For each image pair, metadata such as gain, exposure, lens position, and scene categories were stored. Each image pair was assigned to a category which may later be used for training purposes. These categories include Document, Board, Office, Face, Car, Tree, Sky, Object, Night and Outdoor. The pairs were later divided in two sets of train and test, containing 8,591 and 2,830 pairs respectively.

The two cameras differed in perspective due to the different focal lenses. In order to make two images from the two cameras correspond to each other in pixel level, we applied the following steps: (1) ISP; (2) image undistortion; (3) pair alignment; and (4) margin cropping. The following examples illustrate the accuracy of the technique across widely varying scenes.

Sample images from the ImagePairs data set showing final alignment. In order to show the accuracy of pixel-by-pixel alignment, each sample image was split in half horizontally, with the low-resolution segment half on the left and the high-resolution half on the right.

Super-resolution benchmark

We trained three 2x super-resolution methods on the ImagePairs training set including SRGAN, EDSR, and WDSR. All super-resolution methods were trained using low- and high-resolution RGB images; we did not use Raw images as input. We used the same patch size of 128 × 128 for high-resolution images and a batch size of 16 for all training. All methods were trained for 150,000 iterations. For evaluation, we ran trained models on a centered quarter of cropped images from the Imagepairs test set. The following table reports the peak signal-to-noise ratio (PSNR) and the structural similarity (SSIM) for the trained model on ImagePairs as well as for a model trained on the DIV2K data set with similar parameters.

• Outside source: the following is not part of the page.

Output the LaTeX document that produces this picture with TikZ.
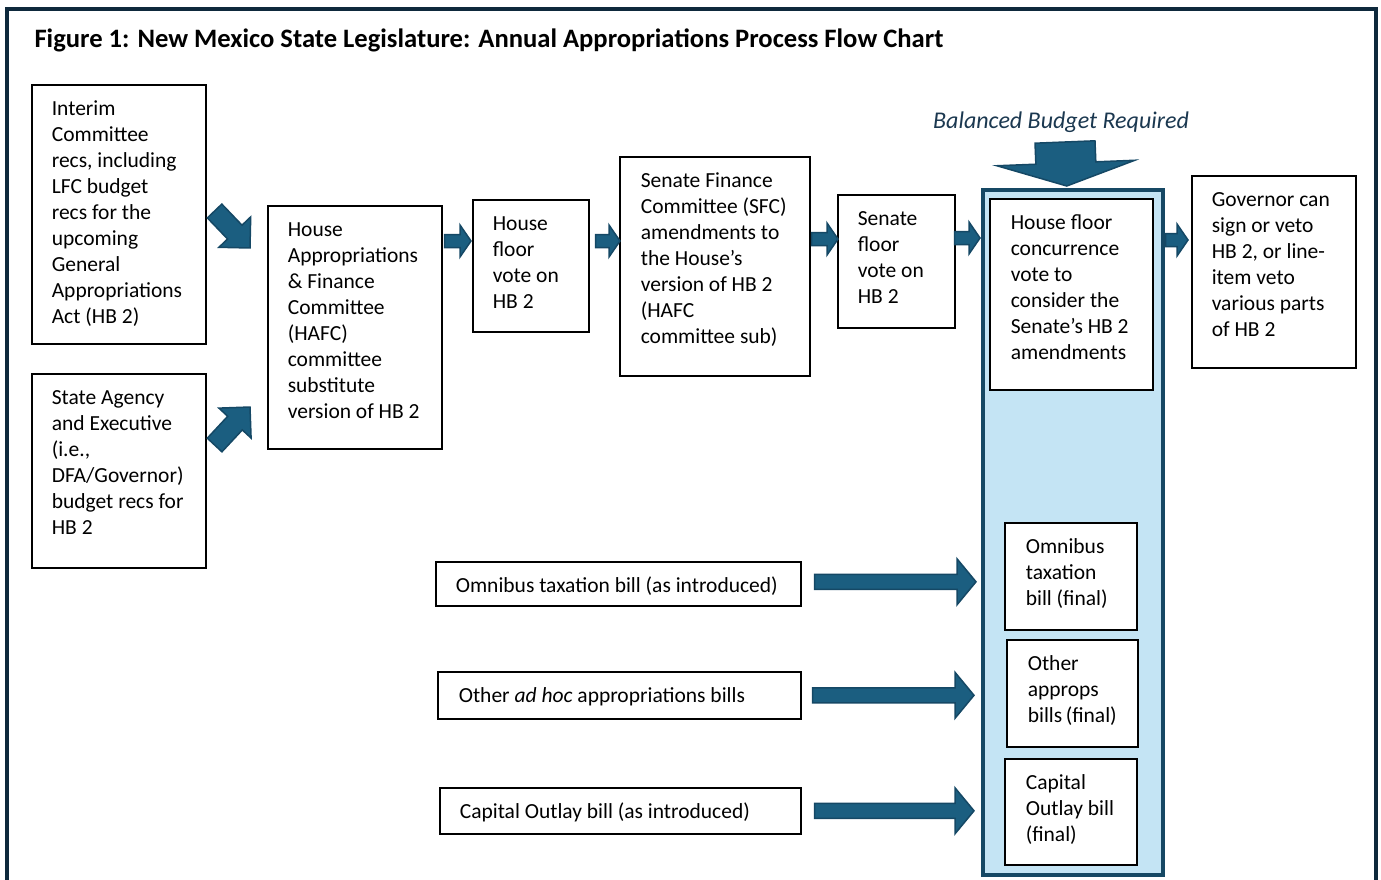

Model	Training Data	PSNR (dB)	SSIM
Bicubic	—	21.451	0.712
SRGAN	DIV2K	21.906	0.699
WDSR	DIV2K	21.299	0.697
EDSR	DIV2K	21.298	0.697
SRGAN	ImagePairs	22.161	0.673
WDSR	ImagePairs	23.805	0.767
EDSR	ImagePairs	23.845	0.764

The PSNR and SSIM for methods trained on DIV2K was comparable with the bicubic method. In some cases, they perform worse than bicubic because noise can increase with some super-resolution methods. On the other hand, when we trained the same models with proposed ImagePairs data set, all methods outperform their PNSR. SRGAN and EDSR did a good job in noise cancellation and, outperforming in PNSR by at least 2 dB and in SSM by 0.6. On the other hand, SRGAN, which is not optimized for PSNR, mainly focuses on color correction and not much on noise cancellation.

The following figure shows a qualitative comparison of these methods when trained on the ImagePairs data set. Needless to say, these models perform much better on noise cancellation, color correction, and super resolution when trained on this data set than when trained on DIV2K.